Entries from a dataset:

────────────────

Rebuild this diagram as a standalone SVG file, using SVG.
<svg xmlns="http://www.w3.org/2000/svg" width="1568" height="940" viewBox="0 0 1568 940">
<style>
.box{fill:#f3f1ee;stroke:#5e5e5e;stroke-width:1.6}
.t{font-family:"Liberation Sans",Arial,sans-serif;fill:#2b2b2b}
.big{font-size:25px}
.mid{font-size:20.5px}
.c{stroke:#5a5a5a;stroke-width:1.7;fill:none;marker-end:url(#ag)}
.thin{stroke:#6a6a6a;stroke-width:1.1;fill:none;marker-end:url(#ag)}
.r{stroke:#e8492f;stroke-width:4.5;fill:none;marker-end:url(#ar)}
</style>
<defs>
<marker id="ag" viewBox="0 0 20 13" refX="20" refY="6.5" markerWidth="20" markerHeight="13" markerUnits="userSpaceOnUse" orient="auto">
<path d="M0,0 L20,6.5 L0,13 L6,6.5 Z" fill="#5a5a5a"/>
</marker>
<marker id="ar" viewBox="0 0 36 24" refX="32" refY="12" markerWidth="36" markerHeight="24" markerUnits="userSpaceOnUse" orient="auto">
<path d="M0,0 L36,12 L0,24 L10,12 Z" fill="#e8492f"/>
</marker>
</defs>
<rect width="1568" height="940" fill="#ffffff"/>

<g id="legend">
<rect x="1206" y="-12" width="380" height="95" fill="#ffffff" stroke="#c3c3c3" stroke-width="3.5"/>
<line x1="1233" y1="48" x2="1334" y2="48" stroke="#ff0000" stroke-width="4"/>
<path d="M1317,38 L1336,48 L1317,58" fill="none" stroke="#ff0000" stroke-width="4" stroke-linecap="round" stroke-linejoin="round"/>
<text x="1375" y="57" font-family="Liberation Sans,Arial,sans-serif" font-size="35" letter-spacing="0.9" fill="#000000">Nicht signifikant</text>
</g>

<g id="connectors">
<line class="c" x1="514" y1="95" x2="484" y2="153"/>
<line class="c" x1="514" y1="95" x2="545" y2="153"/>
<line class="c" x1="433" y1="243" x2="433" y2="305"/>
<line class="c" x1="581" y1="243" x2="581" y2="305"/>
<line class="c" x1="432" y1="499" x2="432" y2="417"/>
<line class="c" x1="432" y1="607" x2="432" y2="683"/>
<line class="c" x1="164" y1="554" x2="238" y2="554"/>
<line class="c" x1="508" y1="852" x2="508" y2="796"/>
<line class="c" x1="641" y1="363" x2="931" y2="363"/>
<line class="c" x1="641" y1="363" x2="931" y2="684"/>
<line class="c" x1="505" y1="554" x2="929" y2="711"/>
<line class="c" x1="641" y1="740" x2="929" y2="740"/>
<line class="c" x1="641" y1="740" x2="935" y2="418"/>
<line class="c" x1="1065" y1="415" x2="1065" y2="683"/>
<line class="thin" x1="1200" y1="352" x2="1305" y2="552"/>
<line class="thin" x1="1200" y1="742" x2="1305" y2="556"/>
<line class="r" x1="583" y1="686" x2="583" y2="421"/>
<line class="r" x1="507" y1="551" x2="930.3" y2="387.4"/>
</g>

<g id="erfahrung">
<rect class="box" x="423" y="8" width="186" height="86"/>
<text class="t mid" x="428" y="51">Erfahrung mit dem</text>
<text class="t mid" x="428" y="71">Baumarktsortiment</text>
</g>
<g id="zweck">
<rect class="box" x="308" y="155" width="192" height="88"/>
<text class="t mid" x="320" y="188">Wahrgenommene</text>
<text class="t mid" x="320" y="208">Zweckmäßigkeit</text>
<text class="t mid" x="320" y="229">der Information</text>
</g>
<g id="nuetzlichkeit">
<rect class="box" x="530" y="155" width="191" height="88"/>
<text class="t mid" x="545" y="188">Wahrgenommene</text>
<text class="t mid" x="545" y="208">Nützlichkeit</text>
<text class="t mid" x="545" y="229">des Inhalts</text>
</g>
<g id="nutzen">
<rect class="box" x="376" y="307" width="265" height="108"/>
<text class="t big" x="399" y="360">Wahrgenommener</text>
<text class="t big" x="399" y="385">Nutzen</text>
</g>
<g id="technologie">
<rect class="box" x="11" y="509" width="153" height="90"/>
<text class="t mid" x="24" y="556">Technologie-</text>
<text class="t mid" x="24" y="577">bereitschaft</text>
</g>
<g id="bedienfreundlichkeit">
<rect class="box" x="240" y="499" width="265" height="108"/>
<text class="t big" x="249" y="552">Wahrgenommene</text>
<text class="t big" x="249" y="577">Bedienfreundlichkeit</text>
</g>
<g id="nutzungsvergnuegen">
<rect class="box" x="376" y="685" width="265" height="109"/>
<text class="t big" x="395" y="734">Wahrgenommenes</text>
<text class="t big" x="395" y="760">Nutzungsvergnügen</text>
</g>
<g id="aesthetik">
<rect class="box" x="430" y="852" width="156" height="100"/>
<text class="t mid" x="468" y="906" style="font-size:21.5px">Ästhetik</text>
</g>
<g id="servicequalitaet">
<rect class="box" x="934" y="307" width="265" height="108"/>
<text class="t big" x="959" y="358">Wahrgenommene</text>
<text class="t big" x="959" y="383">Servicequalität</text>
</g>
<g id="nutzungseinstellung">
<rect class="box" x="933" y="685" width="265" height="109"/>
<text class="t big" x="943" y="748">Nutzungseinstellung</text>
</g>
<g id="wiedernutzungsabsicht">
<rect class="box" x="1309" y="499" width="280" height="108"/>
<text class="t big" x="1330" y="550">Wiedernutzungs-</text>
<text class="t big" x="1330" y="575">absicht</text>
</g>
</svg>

────────────────

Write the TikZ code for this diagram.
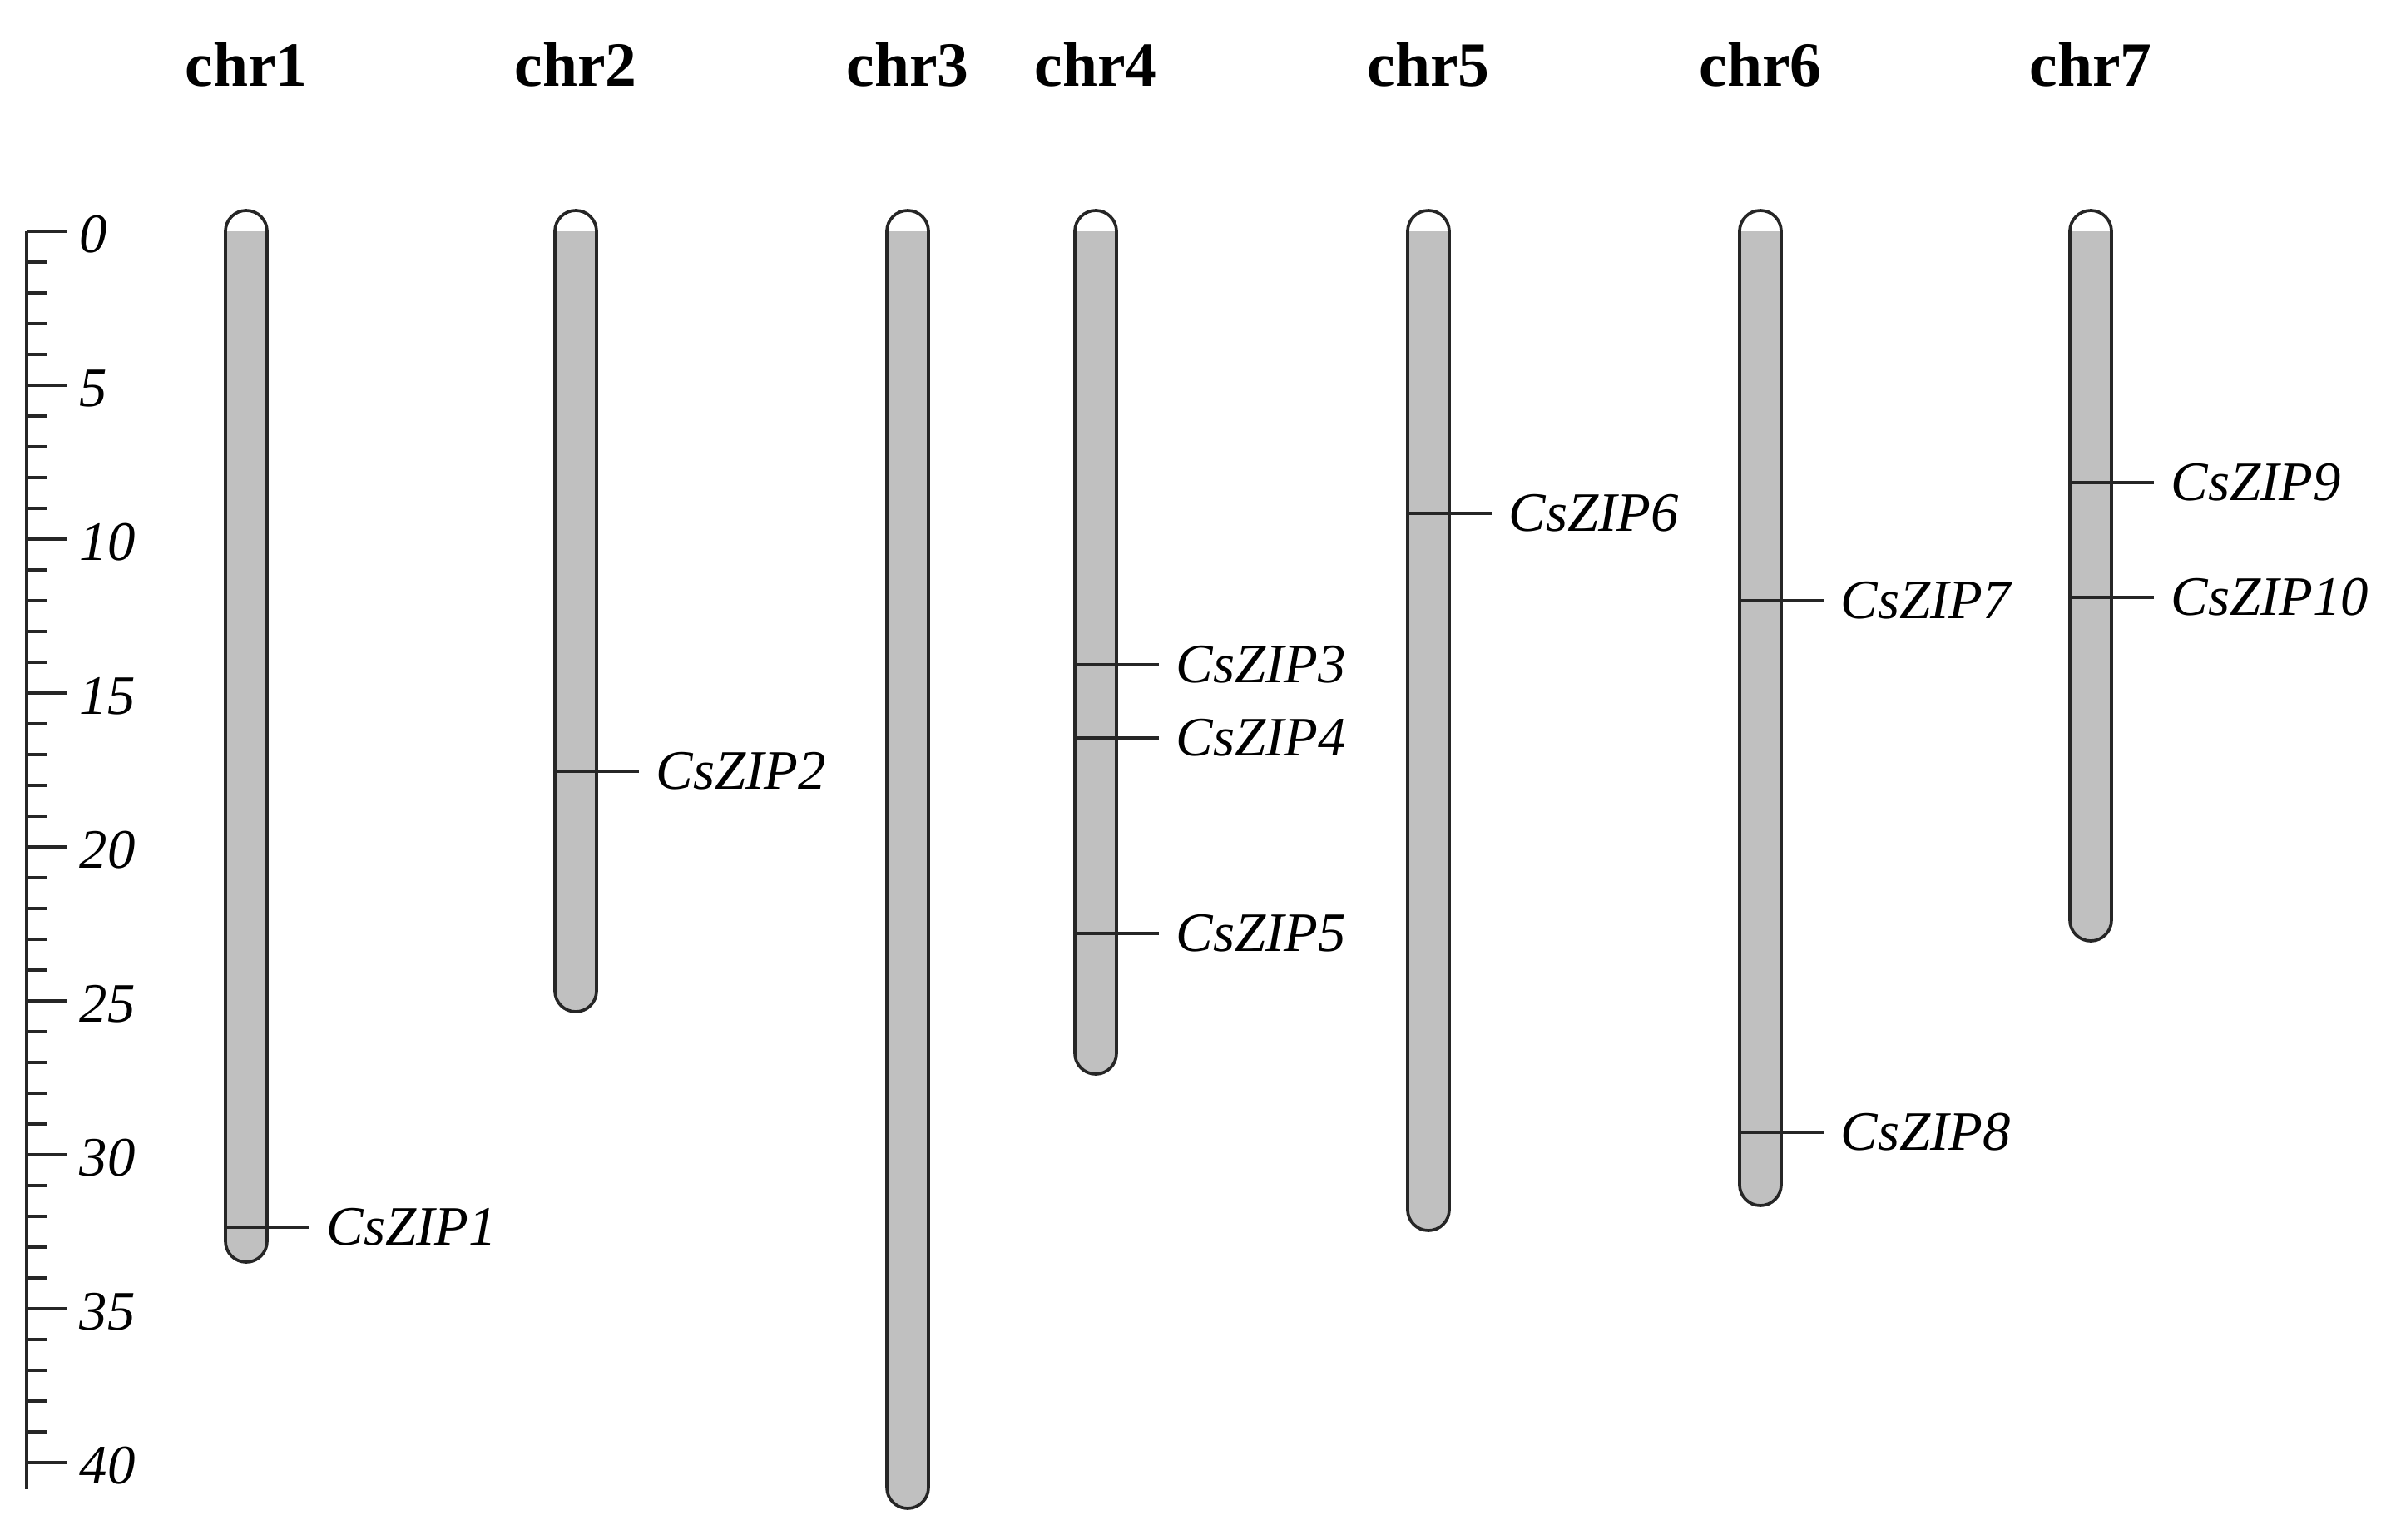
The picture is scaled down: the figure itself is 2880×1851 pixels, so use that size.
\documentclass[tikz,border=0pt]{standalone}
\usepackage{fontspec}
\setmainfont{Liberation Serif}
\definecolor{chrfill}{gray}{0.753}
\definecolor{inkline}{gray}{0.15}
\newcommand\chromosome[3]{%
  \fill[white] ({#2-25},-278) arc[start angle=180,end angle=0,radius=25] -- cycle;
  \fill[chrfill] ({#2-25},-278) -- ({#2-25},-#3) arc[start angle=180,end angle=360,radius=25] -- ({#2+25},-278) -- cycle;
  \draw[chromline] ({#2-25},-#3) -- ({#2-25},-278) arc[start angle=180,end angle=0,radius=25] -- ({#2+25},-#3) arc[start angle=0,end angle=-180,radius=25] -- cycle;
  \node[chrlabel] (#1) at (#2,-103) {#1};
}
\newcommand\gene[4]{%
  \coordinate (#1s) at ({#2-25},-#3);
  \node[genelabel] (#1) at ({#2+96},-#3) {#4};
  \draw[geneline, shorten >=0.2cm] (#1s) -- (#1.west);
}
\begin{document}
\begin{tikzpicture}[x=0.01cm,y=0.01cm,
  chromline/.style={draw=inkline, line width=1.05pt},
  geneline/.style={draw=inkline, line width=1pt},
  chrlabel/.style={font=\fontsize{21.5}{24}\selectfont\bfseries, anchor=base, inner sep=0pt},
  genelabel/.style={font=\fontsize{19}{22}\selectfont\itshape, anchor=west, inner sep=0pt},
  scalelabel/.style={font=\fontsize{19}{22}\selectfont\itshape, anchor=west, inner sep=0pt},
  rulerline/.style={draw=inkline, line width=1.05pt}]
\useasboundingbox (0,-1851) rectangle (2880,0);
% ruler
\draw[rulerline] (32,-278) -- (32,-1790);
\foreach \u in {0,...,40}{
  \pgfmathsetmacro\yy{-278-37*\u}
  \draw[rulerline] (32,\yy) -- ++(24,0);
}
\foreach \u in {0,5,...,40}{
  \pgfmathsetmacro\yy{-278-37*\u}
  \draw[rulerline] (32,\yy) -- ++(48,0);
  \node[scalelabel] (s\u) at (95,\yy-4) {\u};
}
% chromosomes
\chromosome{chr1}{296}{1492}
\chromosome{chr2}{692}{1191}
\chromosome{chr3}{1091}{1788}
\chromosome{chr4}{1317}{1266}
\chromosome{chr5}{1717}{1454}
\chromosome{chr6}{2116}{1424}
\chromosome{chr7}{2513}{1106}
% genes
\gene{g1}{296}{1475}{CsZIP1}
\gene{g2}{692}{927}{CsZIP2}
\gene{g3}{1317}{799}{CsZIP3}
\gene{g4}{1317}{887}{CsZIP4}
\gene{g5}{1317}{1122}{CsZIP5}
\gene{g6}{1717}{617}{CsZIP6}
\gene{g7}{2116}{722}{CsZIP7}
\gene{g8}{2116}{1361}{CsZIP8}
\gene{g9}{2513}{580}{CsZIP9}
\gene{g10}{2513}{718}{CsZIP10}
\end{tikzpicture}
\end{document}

────────────────

Exercise requirements:
Pull out each line containing the word "diagram" and copy it.

Answer for this exercise:
Rebuild this diagram as a standalone SVG file, using SVG.
Write the TikZ code for this diagram.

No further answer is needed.